Reputation: 868
So I am loading some remote content and need to use regex to isolate the the content of some tags.
set xmlhttp = CreateObject("MSXML2.ServerXMLHTTP")
xmlhttp.open "GET", url, false
xmlhttp.setRequestHeader "Content-Type", "application/x-www-form-urlencoded"
xmlhttp.setRequestHeader "Accept-Language", "en-us"
xmlhttp.send "x=hello"
status = xmlhttp.status
if err.number <> 0 or status <> 200 then
if status = 404 then
Response.Write "[EFERROR]Page does not exist (404)."
elseif status >= 401 and status < 402 then
Response.Write "[EFERROR]Access denied (401)."
elseif status >= 500 and status <= 600 then
Response.Write "[EFERROR]500 Internal Server Error on remote site."
else
Response.write "[EFERROR]Server is down or does not exist."
end if
else
data = xmlhttp.responseText
I basically need to get the content of the <title>Here is the title</title>
also the meta description, keywords and some selected open graph meta data.
And finally I need to get the content of the first <h1>Heading</h1>
and <p>Paragraph</p>
How can I parse the html data to get these things? Should I use regex?
Upvotes: 0
Views: 3493
Reputation: 1835
You may be able to use the .responseXML property to retrieve the content you want without using regex. Because you are looking for data inside <title>
, <h1>
and <p>
tags, the document returned is probably HTML. If the HTML document is well-formed according to the XML specifications it could mean it is already automatically parsed and accessible after you get the response.
So you could try this:
Dim objData
Set objData = xmlhttp.responseXML.selectSingleNode("//*[local-name() = 'title']")
If objData Is Nothing Then
Response.Write "# no result #<br />"
Else
Response.Write "title: " & objData.Text & "<br />"
End If
Note though, that this XPath expression may not be the most efficient way to query an XML document (in case you want to process large amounts of data).
Upvotes: 1
Reputation: 868
I actually used this solution in the end as it also solve the problem of having class names in the code.
Function GetFirstMatch(PatternToMatch, StringToSearch)

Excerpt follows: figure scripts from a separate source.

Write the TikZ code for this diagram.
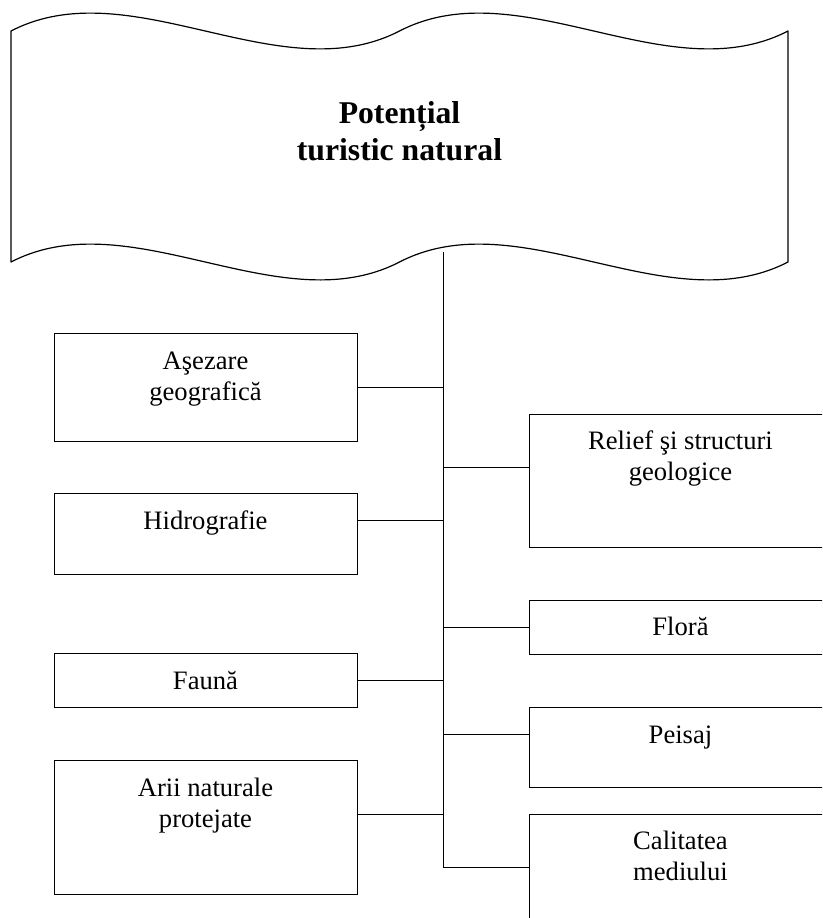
\documentclass[tikz,border=0pt]{standalone}
\usepackage{fontspec}
\setmainfont{Liberation Serif}
\begin{document}
\begin{tikzpicture}[x=1pt,y=-1pt,
  boxstyle/.style={draw, line width=1.3pt, minimum width=303pt, anchor=north west, inner sep=0pt},
  txt/.style={anchor=base, inner sep=0pt, font=\fontsize{26.6}{31}\selectfont},
  ttl/.style={anchor=base, inner sep=0pt, font=\bfseries\fontsize{31.7}{37}\selectfont},
  link/.style={line width=1pt},
  banner/.style={draw, line width=1.2pt, line join=round}]
\useasboundingbox (0,0) rectangle (822,918);
\clip (0,0) rectangle (822,918);
% banner
\draw[banner] (11,31) .. controls (131,-31) and (279.5,93) .. (399.5,31)
  .. controls (519.5,-31) and (668,93) .. (788,31)
  -- (788,262) .. controls (668,324) and (519.5,200) .. (399.5,262)
  .. controls (279.5,324) and (131,200) .. (11,262) -- cycle;
\node[ttl] (t1) at (399.5,123) {Potențial};
\node[ttl] (t2) at (399.5,160) {turistic natural};
% boxes
\node[boxstyle, minimum height=108pt] (asez) at (54,333) {};
\node[boxstyle, minimum height=81pt] (hidro) at (54,493) {};
\node[boxstyle, minimum height=54pt] (fauna) at (54,653) {};
\node[boxstyle, minimum height=134pt] (arii) at (54,760) {};
\node[boxstyle, minimum height=133pt] (relief) at (529,414) {};
\node[boxstyle, minimum height=54pt] (flora) at (529,600) {};
\node[boxstyle, minimum height=80pt] (peisaj) at (529,707) {};
\node[boxstyle, minimum height=133pt] (calit) at (529,814) {};
% texts
\node[txt] (asezA) at (205.5,369) {Aşezare};
\node[txt] (asezB) at (205.5,400) {geografică};
\node[txt] (hidroA) at (205.5,529) {Hidrografie};
\node[txt] (faunaA) at (205.5,689) {Faună};
\node[txt] (ariiA) at (205.5,796) {Arii naturale};
\node[txt] (ariiB) at (205.5,827) {protejate};
\node[txt] (reliefA) at (680.5,449) {Relief şi structuri};
\node[txt] (reliefB) at (680.5,480) {geologice};
\node[txt] (floraA) at (680.5,635) {Floră};
\node[txt] (peisajA) at (680.5,743) {Peisaj};
\node[txt] (calitA) at (680.5,849) {Calitatea};
\node[txt] (calitB) at (680.5,880) {mediului};
% trunk and junctions
\coordinate (top) at (443,252);
\coordinate (j1) at (443,387);
\coordinate (j2) at (443,467);
\coordinate (j3) at (443,520);
\coordinate (j4) at (443,627);
\coordinate (j5) at (443,680);
\coordinate (j6) at (443,734);
\coordinate (j7) at (443,814);
\coordinate (j8) at (443,867);
\draw[link] (top) -- (j8);
\draw[link] (j1) -- (j1 -| asez.east);
\draw[link] (j2) -- (j2 -| relief.west);
\draw[link] (j3) -- (j3 -| hidro.east);
\draw[link] (j4) -- (j4 -| flora.west);
\draw[link] (j5) -- (j5 -| fauna.east);
\draw[link] (j6) -- (j6 -| peisaj.west);
\draw[link] (j7) -- (j7 -| arii.east);
\draw[link] (j8) -- (j8 -| calit.west);
\end{tikzpicture}
\end{document}
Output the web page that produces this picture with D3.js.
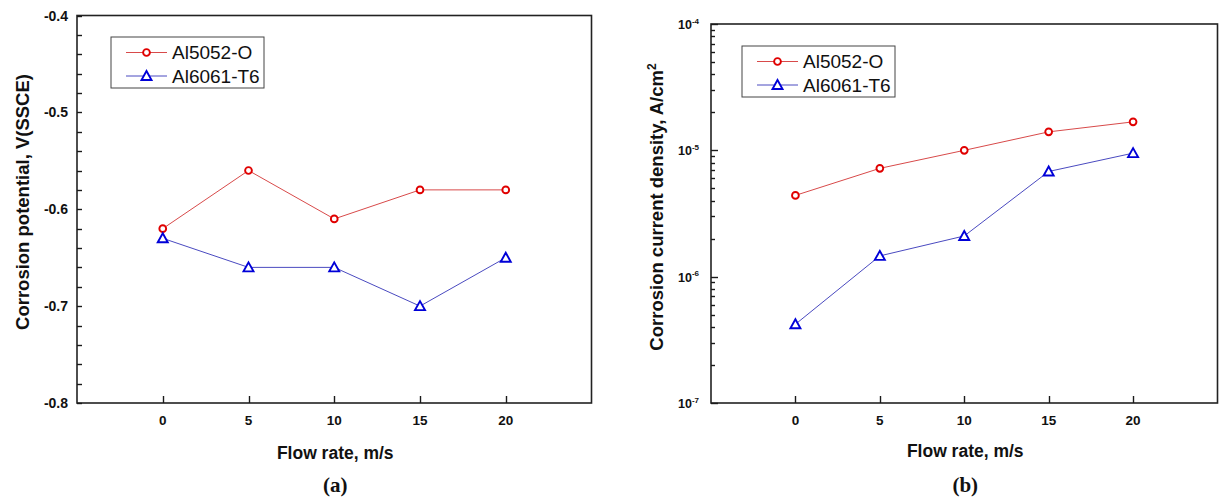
<!DOCTYPE html>
<html>
<head>
<meta charset="utf-8">
<script src="https://cdn.jsdelivr.net/npm/d3@7"></script>
<style>
  body { margin: 0; background: #fff; }
  svg { display: block; font-family: Arial, "Liberation Sans", sans-serif; }
</style>
</head>
<body>
<svg id="chart" width="1219" height="500"></svg>
<script>
// Flow rates (m/s)
const flowRates = [0, 5, 10, 15, 20];
const seriesNames = ["Al5052-O", "Al6061-T6"];

// (a) Corrosion potential, V(SSCE)
const potential5052 = [-0.62, -0.56, -0.61, -0.58, -0.58];
const potential6061 = [-0.63, -0.66, -0.66, -0.70, -0.65];
const potentialTicks = [-0.4, -0.5, -0.6, -0.7, -0.8];
const potentialTickLabels = ["-0.4", "-0.5", "-0.6", "-0.7", "-0.8"];

// (b) Corrosion current density, A/cm^2
const current5052 = [4.4e-6, 7.2e-6, 1.0e-5, 1.4e-5, 1.68e-5];
const current6061 = [4.2e-7, 1.46e-6, 2.1e-6, 6.8e-6, 9.5e-6];
const currentExponents = [-4, -5, -6, -7];

const svg = d3.select("#chart");
const RED_LINE = "#d84a4a", RED = "#e00000";
const BLUE_LINE = "#4a4ac0", BLUE = "#0000d8";
const INK = "#111";
const TICK = "#1a1a1a";

// inward tick marks along a vertical axis
function yTicks(g, y, x0, values, len) {
  g.append("g").selectAll("line").data(values).enter().append("line")
    .attr("x1", x0).attr("x2", x0 + len)
    .attr("y1", d => Math.round(y(d)) + 0.5).attr("y2", d => Math.round(y(d)) + 0.5)
    .attr("stroke", TICK).attr("stroke-width", 1.4);
}

function drawPanel(cfg) {
  const { left, right, top, bottom, y, series, panelLabel } = cfg;
  const x = d3.scaleLinear().domain([-5, 25]).range([left, right]);
  const g = svg.append("g");

  // frame
  g.append("rect").attr("x", left).attr("y", top).attr("width", right - left).attr("height", bottom - top)
    .attr("fill", "none").attr("stroke", "#222").attr("stroke-width", 1.6);

  // x ticks (inward) and labels
  const xt = g.append("g");
  xt.selectAll("line").data(flowRates).enter().append("line")
    .attr("x1", d => Math.round(x(d)) + 0.5).attr("x2", d => Math.round(x(d)) + 0.5)
    .attr("y1", bottom).attr("y2", bottom - 7)
    .attr("stroke", TICK).attr("stroke-width", 1.4);
  xt.selectAll("text").data(flowRates).enter().append("text")
    .attr("x", d => x(d)).attr("y", bottom + 21.5).attr("text-anchor", "middle")
    .attr("font-size", 13.5).attr("font-weight", "bold").attr("fill", INK)
    .text(d => String(d));

  cfg.drawYAxis(g, y);

  // series
  series.forEach(s => {
    const line = d3.line().x((d, i) => x(flowRates[i])).y(d => y(d));
    g.append("path").datum(s.values).attr("d", line).attr("fill", "none")
      .attr("stroke", s.lineColor).attr("stroke-width", 1);
    g.append("g").selectAll("path").data(s.values).enter().append("path")
      .attr("transform", (d, i) => `translate(${x(flowRates[i])},${y(d)})`)
      .attr("d", s.symbol)
      .attr("fill", "#fff").attr("stroke", s.color).attr("stroke-width", 1.9);
  });

  // legend
  const lg = g.append("g").attr("transform", `translate(${cfg.legendX},${cfg.legendY})`);
  lg.append("rect").attr("width", 153).attr("height", 51).attr("fill", "#fff").attr("stroke", "#444").attr("stroke-width", 1);
  series.forEach((s, i) => {
    const yy = 15.5 + i * 23.5;
    lg.append("line").attr("x1", 15).attr("x2", 56).attr("y1", yy).attr("y2", yy).attr("stroke", s.lineColor).attr("stroke-width", 1);
    lg.append("path").attr("transform", `translate(35.5,${yy})`).attr("d", s.symbol)
      .attr("fill", "#fff").attr("stroke", s.color).attr("stroke-width", 1.9);
    lg.append("text").attr("x", 61).attr("y", yy).attr("dy", "0.36em").attr("font-size", 19).attr("fill", INK).text(s.name);
  });

  // axis titles
  g.append("text").attr("transform", `translate(${cfg.yTitleX},${cfg.yTitleY}) rotate(-90)`)
    .attr("text-anchor", "middle").attr("font-size", 18.5).attr("font-weight", "bold").attr("fill", INK)
    .call(cfg.yTitle);
  g.append("text").attr("x", (left + right) / 2 + 1).attr("y", cfg.xTitleY).attr("text-anchor", "middle")
    .attr("font-size", 17.5).attr("font-weight", "bold").attr("fill", INK).text("Flow rate, m/s");
  g.append("text").attr("x", (left + right) / 2 + 1).attr("y", 492).attr("text-anchor", "middle")
    .attr("font-family", "'Liberation Serif', 'Times New Roman', serif")
    .attr("font-size", 21).attr("font-weight", "bold").attr("fill", INK).text(panelLabel);
}

const circleSym = d3.symbol().type(d3.symbolCircle).size(36)();
const triSym = "M0,-5L5,4L-5,4Z";

// Panel (a): linear potential axis
{
  const left = 77, top = 15.5, bottom = 403;
  const y = d3.scaleLinear().domain([-0.8, -0.4]).range([bottom, top]);
  drawPanel({
    left, right: 591.5, top, bottom, y,
    legendX: 111, legendY: 37,
    yTitleX: 29, yTitleY: 202, xTitleY: 459, panelLabel: "(a)",
    series: [
      { name: seriesNames[0], values: potential5052, color: RED, lineColor: RED_LINE, symbol: circleSym },
      { name: seriesNames[1], values: potential6061, color: BLUE, lineColor: BLUE_LINE, symbol: triSym }
    ],
    yTitle: t => t.text("Corrosion potential, V(SSCE)"),
    drawYAxis: (g, y) => {
      const minor = d3.range(0, 21).map(i => -0.8 + i * 0.02);
      yTicks(g, y, left, minor, 5);
      g.append("g").selectAll("text").data(potentialTicks).enter().append("text")
        .attr("x", left - 9).attr("y", d => y(d)).attr("dy", "0.36em").attr("text-anchor", "end")
        .attr("font-size", 14).attr("font-weight", "bold").attr("fill", INK)
        .text((d, i) => potentialTickLabels[i]);
    }
  });
}

// Panel (b): logarithmic current density axis
{
  const left = 711, top = 24, bottom = 403;
  const y = d3.scaleLog().domain([1e-7, 1e-4]).range([bottom, top]);
  drawPanel({
    left, right: 1217.5, top, bottom, y,
    legendX: 742, legendY: 46,
    yTitleX: 663, yTitleY: 207, xTitleY: 457, panelLabel: "(b)",
    series: [
      { name: seriesNames[0], values: current5052, color: RED, lineColor: RED_LINE, symbol: circleSym },
      { name: seriesNames[1], values: current6061, color: BLUE, lineColor: BLUE_LINE, symbol: triSym }
    ],
    yTitle: t => {
      t.append("tspan").text("Corrosion current density, A/cm");
      t.append("tspan").attr("dy", "-0.55em").attr("font-size", 12).text("2");
    },
    drawYAxis: (g, y) => {
      const minor = [];
      for (let e = -7; e < -4; e++) for (let m = 2; m <= 9; m++) minor.push(m * Math.pow(10, e));
      yTicks(g, y, left, minor, 4);
      const majors = currentExponents.map(e => Math.pow(10, e));
      yTicks(g, y, left, majors, 7);
      g.append("g").selectAll("text").data(majors).enter().append("text")
        .attr("x", left - 12).attr("y", d => y(d)).attr("dy", "0.4em").attr("text-anchor", "end")
        .attr("font-size", 12.5).attr("font-weight", "bold").attr("fill", INK)
        .each(function(d) {
          const t = d3.select(this);
          t.append("tspan").text("10");
          t.append("tspan").attr("dy", "-0.65em").attr("font-size", 8).text(String(Math.round(Math.log10(d))));
        });
    }
  });
}
</script>
</body>
</html>
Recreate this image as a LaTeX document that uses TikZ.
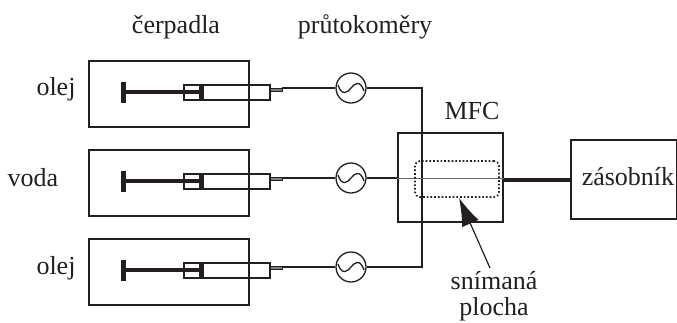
\documentclass[tikz,border=0pt]{standalone}
\usepackage{fontspec}
\setmainfont{Liberation Serif}
\usetikzlibrary{arrows.meta}
\definecolor{ink}{HTML}{231F20}
\tikzset{
  x=1pt,y=-1pt,
  every path/.style={color=ink},
  label text/.style={inner sep=0pt,font=\fontsize{26}{28}\selectfont,text=ink},
  pump/.style={draw,line width=2.4pt},
  meter/.style={draw,line width=1.3pt,circle,minimum size=30pt,inner sep=0pt},
  pipe/.style={line width=2pt},
  thinpipe/.style={line width=1.2pt},
  tubebox/.style={draw,line width=1.3pt},
  rod/.style={line width=3.6pt},
  boxb/.style={draw,line width=2.3pt},
}
\newcommand{\wave}[1]{\draw[line width=1.3pt] ([xshift=-13pt,yshift=3pt]#1.center) .. controls ([xshift=-9pt,yshift=-9pt]#1.center) and ([xshift=-3pt,yshift=-4pt]#1.center) .. (#1.center) .. controls ([xshift=3pt,yshift=4pt]#1.center) and ([xshift=9pt,yshift=9pt]#1.center) .. ([xshift=13pt,yshift=-3pt]#1.center);}
\newcommand{\syringe}[2]{%
  \draw[pump] (89,#1) rectangle (249,#1+66);
  \draw[tubebox] (184,#1+24) rectangle (270,#1+39);
  \fill[ink] (199,#1+24) rectangle (204,#1+39);
  \draw[rod] (122,#1+31) -- (199,#1+31);
  \fill[ink] (121,#1+21) rectangle (126,#1+42);
  \draw[line width=.9pt,fill=gray] (270,#1+27) rectangle (282,#1+30);
}
\begin{document}
\begin{tikzpicture}
\useasboundingbox (0,0) rectangle (677,322);
\syringe{61}{}
\syringe{150}{}
\syringe{239}{}
\node[meter] (m1) at (351,88) {};
\node[meter] (m2) at (351,178) {};
\node[meter] (m3) at (351,267) {};
\wave{m1}\wave{m2}\wave{m3}
\coordinate (t1) at (282,88);
\coordinate (t2) at (282,178);
\coordinate (t3) at (282,267);
\node[boxb,minimum width=105pt,minimum height=89pt,inner sep=0pt] (mfc) at (450.5,177.5) {};
\node[boxb,minimum width=106pt,minimum height=79pt,inner sep=0pt] (zas) at (624,179.5) {};
\node[label text] (zt) at (628,177) {zásobník};
\coordinate (c1) at (422,88);
\coordinate (c3) at (422,267);
\draw[pipe] (t1) -- (m1) (m1) -- (c1) -- (c1 |- mfc.north);
\draw[pipe] (t3) -- (m3) (m3) -- (c3) -- (c3 |- mfc.south);
\draw[pipe] (t2) -- (m2) (m2) -- (m2 -| mfc.west);
\draw[thinpipe] (c1 |- mfc.north) -- (c3 |- mfc.south);
\draw[line width=.9pt,color=black!60] (m2 -| mfc.west) -- (m2 -| mfc.east);
\draw[line width=4pt] (mfc.east |- zas.west) -- (zas.west);
\node[draw,dotted,line width=1.7pt,rounded corners=5pt,minimum width=84pt,minimum height=36pt,inner sep=0pt] (area) at (457,179) {};
\coordinate (tail) at (490,268);
\draw[line width=1.2pt,-{Latex[length=28pt,width=18pt]}] (tail) -- ([xshift=2pt]area.south);
\node[label text] (a) at (176,27) {čerpadla};
\node[label text] (b) at (365,27) {průtokoměry};
\node[label text] (c) at (472,111) {MFC};
\node[label text] (d) at (56,89) {olej};
\node[label text] (e) at (33,178) {voda};
\node[label text] (f) at (56,268) {olej};
\node[label text] (g) at (494,281) {snímaná};
\node[label text] (h) at (494,309) {plocha};
\end{tikzpicture}
\end{document}
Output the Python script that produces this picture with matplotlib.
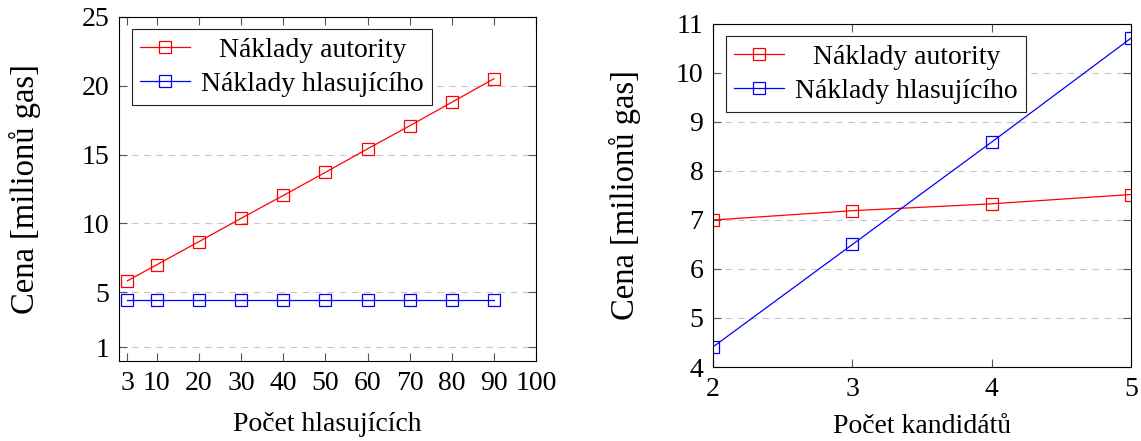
import numpy as np
import matplotlib
matplotlib.use("Agg")
import matplotlib.pyplot as plt

# ─── DATA ─────────────────────────────────────────────────────────
voters       = [3, 10, 20, 30, 40, 50, 60, 70, 80, 90]
voters_auth  = [5.83, 7.0, 8.68, 10.37, 12.03, 13.71, 15.42, 17.09, 18.8, 20.51]
voters_voter = [4.41, 4.41, 4.41, 4.41, 4.41, 4.41, 4.41, 4.41, 4.41, 4.41]

candidates   = [2, 3, 4, 5]
cand_auth    = [7.0, 7.19, 7.33, 7.52]
cand_voter   = [4.41, 6.5, 8.59, 10.71]

labels = ["Náklady autority", "Náklady hlasujícího"]
ylabel = "Cena [milionů gas]"

left_xticks  = [3, 10, 20, 30, 40, 50, 60, 70, 80, 90, 100]
left_yticks  = [1, 5, 10, 15, 20, 25]
right_xticks = [2, 3, 4, 5]
right_yticks = [4, 5, 6, 7, 8, 9, 10, 11]

# ─── STYLE ────────────────────────────────────────────────────────
plt.rcParams['font.family'] = ['Liberation Serif', 'DejaVu Serif']
plt.rcParams['font.size'] = 20
plt.rcParams['axes.linewidth'] = 0.8

fig = plt.figure(figsize=(11.41, 4.41), dpi=100)
ax1 = fig.add_axes([0.1043, 0.1814, 0.3655, 0.7801])
ax2 = fig.add_axes([0.6249, 0.1678, 0.3663, 0.7778])

line_kw = dict(lw=0.9, marker='s', markersize=9, markerfacecolor='none',
               markeredgewidth=0.9)


def style(ax):
    ax.tick_params(direction='in', length=6, width=0.8, color='#555555',
                   top=True, right=True, pad=7)
    ax.grid(axis='y', linestyle=(0, (6, 5)), color='#c8c8c8', lw=0.8)
    ax.set_axisbelow(True)
    for s in ax.spines.values():
        s.set_color('black')
    leg = ax.legend(loc='upper left', bbox_to_anchor=(0.03, 0.965),
                    fancybox=False, edgecolor='#222222', framealpha=1,
                    handlelength=1.8, handletextpad=0.4, borderpad=0.3,
                    labelspacing=0.3, borderaxespad=0)
    leg.get_frame().set_linewidth(0.8)
    return leg


# ─── LEFT: VOTERS ─────────────────────────────────────────────────
ax1.plot(voters, voters_auth, color='red', label=labels[0], **line_kw)
ax1.plot(voters, voters_voter, color='blue', label=labels[1], **line_kw)
ax1.set_xlim(1, 100)
ax1.set_ylim(0, 25)
ax1.set_xticks(left_xticks)
ax1.set_yticks(left_yticks)
ax1.set_xlabel("Počet hlasujících", labelpad=12)
ax1.set_ylabel(ylabel, labelpad=29, fontsize=23.5)
leg1 = style(ax1)

# ─── RIGHT: CANDIDATES ────────────────────────────────────────────
ax2.plot(candidates, cand_auth, color='red', label=labels[0], **line_kw)
ax2.plot(candidates, cand_voter, color='blue', label=labels[1], **line_kw)
ax2.set_xlim(2, 5)
ax2.set_ylim(4, 11)
ax2.set_xticks(right_xticks)
ax2.set_yticks(right_yticks)
ax2.set_xlabel("Počet kandidátů", labelpad=9)
ax2.set_ylabel(ylabel, labelpad=25, fontsize=23.5)
leg2 = style(ax2)

# ─── CENTRE LEGEND ENTRIES (pgfplots look) ────────────────────────
renderer = fig.canvas.get_renderer()
for leg in (leg1, leg2):
    texts = leg.get_texts()
    widths = [t.get_window_extent(renderer).width for t in texts]
    wmax = max(widths)
    for t, w in zip(texts, widths):
        t.set_x((wmax - w) / 2)

fig.savefig("out.png", dpi=100)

Dim regEx, CurrentMatch, CurrentMatches
Set regEx = New RegExp
regEx.Pattern = PatternToMatch
regEx.IgnoreCase = True
regEx.Global = True
regEx.MultiLine = True
Set CurrentMatches = regEx.Execute(StringToSearch)
GetFirstMatch = ""
If CurrentMatches.Count >= 1 Then
Set CurrentMatch = CurrentMatches(0)
If CurrentMatch.SubMatches.Count >= 1 Then
GetFirstMatch = CurrentMatch.SubMatches(0)
End If
End If
Set regEx = Nothing
End Function
title = clean_str(GetFirstMatch("<title[^>]*>([^<]+)</title>",data))
firstpara = clean_str(GetFirstMatch("<p[^>]*>([^<]+)</p>",data))
firsth1 = clean_str(GetFirstMatch("<h1[^>]*>([^<]+)</h1>",data))
Upvotes: 1
Reputation: 13243
Use the Mid
function combined with the Instr
function. I built a function which uses the Mid
function to determine the tag wrapped text by finding the position of each tag using the Instr
function:
Function GetInnerData(Data,TagOpen,TagClose)
OpenPos = Instr(1,data,TagOpen,1)
ClosePos = Instr(1,data,TagClose,1)
If OpenPos > 0 And ClosePos > 0 Then GetInnerData = Trim(Mid(data,OpenPos+Len(TagOpen),ClosePos-(OpenPos+Len(TagOpen))))
End Function
When you run this function like this, it will return My Title
<%=GetInnerData("any text <title>My Title</title> any text","<title>","</title>")%>
And in your case, You would do it like this:
TitleData = GetInnerData(data,"<title>","</title>")
This will get the content in your <title>
tag.
or
H1Data = GetInnerData(data,"<h1>","</h1>")
This will get the content in your <h1>
tag.
The Instr
function returns the first string found in the data, so this function will do exactly what you need.
Upvotes: 0